===== DATASET EXTRACT =====

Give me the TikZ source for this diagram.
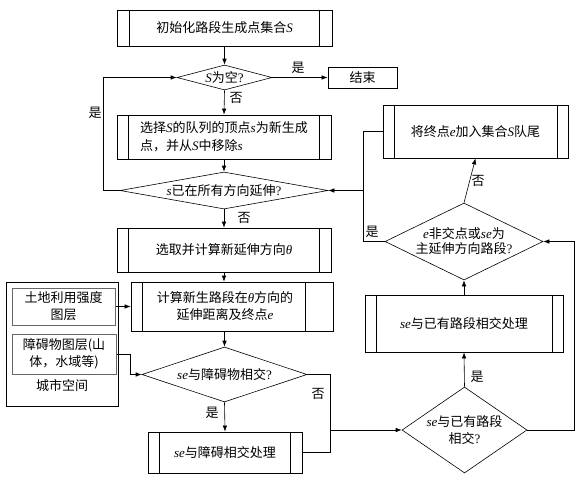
\documentclass[tikz,border=0pt]{standalone}
\usepackage{fontspec}
\setmainfont{Noto Sans CJK SC}
\newfontfamily\libs{Liberation Serif}
\usetikzlibrary{shapes.geometric,arrows.meta}
\newcommand\vi[1]{{\libs\itshape #1}}
\newcommand\qm{{\libs ?}}
\newcommand\bars[3]{%
  \draw[boxline] ([xshift=#2]#1.north west) -- ([xshift=#2]#1.south west);
  \draw[boxline] ([xshift=-#3]#1.north east) -- ([xshift=-#3]#1.south east);}
\begin{document}
\begin{tikzpicture}[x=1pt,y=-1pt,
  font=\fontsize{13}{17}\selectfont,
  boxline/.style={line width=0.8pt},
  proc/.style={draw, line width=0.8pt, inner sep=0pt},
  dia/.style={draw, diamond, inner sep=0pt, line width=0.6pt},
  arr/.style={-{Latex[length=6pt,width=4.5pt]}, line width=0.6pt},
  ln/.style={line width=0.6pt},
  lab/.style={inner sep=1pt}]
\useasboundingbox (0,0) rectangle (586,483);
% main column
\node[proc, minimum width=215, minimum height=36] (b1) at (224.5,28) {初始化路段生成点集合\vi{S}};
\node[dia, minimum width=95, minimum height=25] (d1) at (224.5,77.5) {};
\node (d1t) at (d1) {\vi{S}为空\qm};
\node[proc, minimum width=69, minimum height=21] (end) at (362.5,77.5) {结束};
\node[proc, minimum width=214, minimum height=44, align=left, font=\fontsize{13}{18}\selectfont] (b2) at (224,137) {选择\vi{S}的队列的顶点\vi{s}为新生成\\点，并从\vi{S}中移除\vi{s}};
\node[dia, minimum width=208, minimum height=37] (d2) at (224,190.5) {};
\node (d2t) at (d2) {\vi{s}已在所有方向延伸\qm};
\node[proc, minimum width=214, minimum height=44] (b3) at (224,250) {选取并计算新延伸方向\vi{θ}};
\node[proc, minimum width=202, minimum height=49] (b4) at (232,306.5) {};
\node[align=center] (b4t) at (225,306.5) {计算新生路段在\vi{θ}方向的\\延伸距离及终点\vi{e}};
\node[dia, minimum width=165, minimum height=55] (d3) at (224.5,374.5) {};
\node (d3t) at (d3) {\vi{se}与障碍物相交\qm};
\node[proc, minimum width=154, minimum height=41] (b5) at (225,452.5) {\vi{se}与障碍相交处理};
% city space
\node[draw, line width=0.8pt, minimum width=112, minimum height=124, inner sep=0pt] (city) at (62,344) {};
\node[proc, draw=black!60, line width=1pt, minimum width=103, minimum height=37, align=center] (l1) at (63.5,306.5) {土地利用强度\\图层};
\node[proc, draw=black!60, line width=1pt, minimum width=104, minimum height=40, align=center] (l2) at (64,354) {障碍物图层(山\\体，水域等)};
\node (cityt) at (62,386) {城市空间};
% right column
\node[dia, minimum width=125, minimum height=86] (d4) at (464.5,430) {};
\node[align=center] (d4t) at (d4) {\vi{se}与已有路段\\相交\qm};
\node[proc, minimum width=198, minimum height=57] (b6) at (464,323.5) {\vi{se}与已有路段相交处理};
\node[dia, minimum width=158, minimum height=77] (d5) at (464,241.5) {};
\node[align=center, font=\fontsize{13}{15}\selectfont] (d5t) at (d5) {\vi{e}非交点或\vi{se}为\\主延伸方向路段\qm};
\node[proc, minimum width=185, minimum height=53] (b7) at (475.5,131.5) {将终点\vi{e}加入集合\vi{S}队尾};
% bars
\bars{b1}{13pt}{13pt}
\bars{b2}{12pt}{12pt}
\bars{b3}{12pt}{12pt}
\bars{b4}{12pt}{28pt}
\bars{b5}{12pt}{12pt}
\bars{b6}{12pt}{11pt}
\bars{b7}{12pt}{11pt}
% connectors
\coordinate (cl) at (103,190.5);
\coordinate (j1) at (130,354);
\coordinate (j2) at (330,374.5);
\coordinate (j3) at (330,430);
\coordinate (j4) at (574,430);
\coordinate (j5) at (363,190.5);
\draw[arr] (b1.south) -- (d1.north);
\draw[arr] (d1.east) -- (end.west);
\draw[arr] (d1.south) -- (b2.north);
\draw[arr] (b2.south) -- (d2.north);
\draw[arr] (d2.west) -- (cl) |- (d1.west);
\draw[arr] (d2.south) -- (b3.north);
\draw[arr] (b3.south) -- (b3.south |- b4.north);
\draw[arr] (l1.east) -- (l1.east -| b4.west);
\draw[arr] (l2.east) -- (j1) |- (d3.west);
\draw[arr] (b4.south -| d3.north) -- (d3.north);
\draw[arr] (d3.south) -- (b5.north);
\draw[ln] (d3.east) -- (j2) |- (b5.east);
\draw[arr] (j3) -- (d4.west);
\draw[arr] (d4.north) -- (b6.south);
\draw[arr] (b6.north) -- (d5.south);
\draw[arr] (d4.east) -- (j4) |- (d5.east);
\draw[arr] (d5.north) -- (b7.south);
\draw[arr] (b7.west) -| (j5) -- (d2.east);
\draw[ln] (d5.west) -| (j5);
% labels
\node[lab] (y1) at (298,68) {是};
\node[lab] (n1) at (236,98) {否};
\node[lab] (y2) at (95,113) {是};
\node[lab] (n2) at (244,218) {否};
\node[lab] (y3) at (212,413) {是};
\node[lab] (n3) at (318,394) {否};
\node[lab] (y4) at (477,377) {是};
\node[lab] (n4) at (478,181) {否};
\node[lab] (y5) at (372,232) {是};
\end{tikzpicture}
\end{document}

=====

REQUEST
Leave every image out, and retype the material exactly.

TASK RESPONSE
Give me the TikZ source for this diagram.
\documentclass[tikz,border=0pt]{standalone}
\usepackage{fontspec}
\setmainfont{Noto Sans CJK SC}
\newfontfamily\libs{Liberation Serif}
\usetikzlibrary{shapes.geometric,arrows.meta}
\newcommand\vi[1]{{\libs\itshape #1}}
\newcommand\qm{{\libs ?}}
\newcommand\bars[3]{%
  \draw[boxline] ([xshift=#2]#1.north west) -- ([xshift=#2]#1.south west);
  \draw[boxline] ([xshift=-#3]#1.north east) -- ([xshift=-#3]#1.south east);}
\begin{document}
\begin{tikzpicture}[x=1pt,y=-1pt,
  font=\fontsize{13}{17}\selectfont,
  boxline/.style={line width=0.8pt},
  proc/.style={draw, line width=0.8pt, inner sep=0pt},
  dia/.style={draw, diamond, inner sep=0pt, line width=0.6pt},
  arr/.style={-{Latex[length=6pt,width=4.5pt]}, line width=0.6pt},
  ln/.style={line width=0.6pt},
  lab/.style={inner sep=1pt}]
\useasboundingbox (0,0) rectangle (586,483);
% main column
\node[proc, minimum width=215, minimum height=36] (b1) at (224.5,28) {初始化路段生成点集合\vi{S}};
\node[dia, minimum width=95, minimum height=25] (d1) at (224.5,77.5) {};
\node (d1t) at (d1) {\vi{S}为空\qm};
\node[proc, minimum width=69, minimum height=21] (end) at (362.5,77.5) {结束};
\node[proc, minimum width=214, minimum height=44, align=left, font=\fontsize{13}{18}\selectfont] (b2) at (224,137) {选择\vi{S}的队列的顶点\vi{s}为新生成\\点，并从\vi{S}中移除\vi{s}};
\node[dia, minimum width=208, minimum height=37] (d2) at (224,190.5) {};
\node (d2t) at (d2) {\vi{s}已在所有方向延伸\qm};
\node[proc, minimum width=214, minimum height=44] (b3) at (224,250) {选取并计算新延伸方向\vi{θ}};
\node[proc, minimum width=202, minimum height=49] (b4) at (232,306.5) {};
\node[align=center] (b4t) at (225,306.5) {计算新生路段在\vi{θ}方向的\\延伸距离及终点\vi{e}};
\node[dia, minimum width=165, minimum height=55] (d3) at (224.5,374.5) {};
\node (d3t) at (d3) {\vi{se}与障碍物相交\qm};
\node[proc, minimum width=154, minimum height=41] (b5) at (225,452.5) {\vi{se}与障碍相交处理};
% city space
\node[draw, line width=0.8pt, minimum width=112, minimum height=124, inner sep=0pt] (city) at (62,344) {};
\node[proc, draw=black!60, line width=1pt, minimum width=103, minimum height=37, align=center] (l1) at (63.5,306.5) {土地利用强度\\图层};
\node[proc, draw=black!60, line width=1pt, minimum width=104, minimum height=40, align=center] (l2) at (64,354) {障碍物图层(山\\体，水域等)};
\node (cityt) at (62,386) {城市空间};
% right column
\node[dia, minimum width=125, minimum height=86] (d4) at (464.5,430) {};
\node[align=center] (d4t) at (d4) {\vi{se}与已有路段\\相交\qm};
\node[proc, minimum width=198, minimum height=57] (b6) at (464,323.5) {\vi{se}与已有路段相交处理};
\node[dia, minimum width=158, minimum height=77] (d5) at (464,241.5) {};
\node[align=center, font=\fontsize{13}{15}\selectfont] (d5t) at (d5) {\vi{e}非交点或\vi{se}为\\主延伸方向路段\qm};
\node[proc, minimum width=185, minimum height=53] (b7) at (475.5,131.5) {将终点\vi{e}加入集合\vi{S}队尾};
% bars
\bars{b1}{13pt}{13pt}
\bars{b2}{12pt}{12pt}
\bars{b3}{12pt}{12pt}
\bars{b4}{12pt}{28pt}
\bars{b5}{12pt}{12pt}
\bars{b6}{12pt}{11pt}
\bars{b7}{12pt}{11pt}
% connectors
\coordinate (cl) at (103,190.5);
\coordinate (j1) at (130,354);
\coordinate (j2) at (330,374.5);
\coordinate (j3) at (330,430);
\coordinate (j4) at (574,430);
\coordinate (j5) at (363,190.5);
\draw[arr] (b1.south) -- (d1.north);
\draw[arr] (d1.east) -- (end.west);
\draw[arr] (d1.south) -- (b2.north);
\draw[arr] (b2.south) -- (d2.north);
\draw[arr] (d2.west) -- (cl) |- (d1.west);
\draw[arr] (d2.south) -- (b3.north);
\draw[arr] (b3.south) -- (b3.south |- b4.north);
\draw[arr] (l1.east) -- (l1.east -| b4.west);
\draw[arr] (l2.east) -- (j1) |- (d3.west);
\draw[arr] (b4.south -| d3.north) -- (d3.north);
\draw[arr] (d3.south) -- (b5.north);
\draw[ln] (d3.east) -- (j2) |- (b5.east);
\draw[arr] (j3) -- (d4.west);
\draw[arr] (d4.north) -- (b6.south);
\draw[arr] (b6.north) -- (d5.south);
\draw[arr] (d4.east) -- (j4) |- (d5.east);
\draw[arr] (d5.north) -- (b7.south);
\draw[arr] (b7.west) -| (j5) -- (d2.east);
\draw[ln] (d5.west) -| (j5);
% labels
\node[lab] (y1) at (298,68) {是};
\node[lab] (n1) at (236,98) {否};
\node[lab] (y2) at (95,113) {是};
\node[lab] (n2) at (244,218) {否};
\node[lab] (y3) at (212,413) {是};
\node[lab] (n3) at (318,394) {否};
\node[lab] (y4) at (477,377) {是};
\node[lab] (n4) at (478,181) {否};
\node[lab] (y5) at (372,232) {是};
\end{tikzpicture}
\end{document}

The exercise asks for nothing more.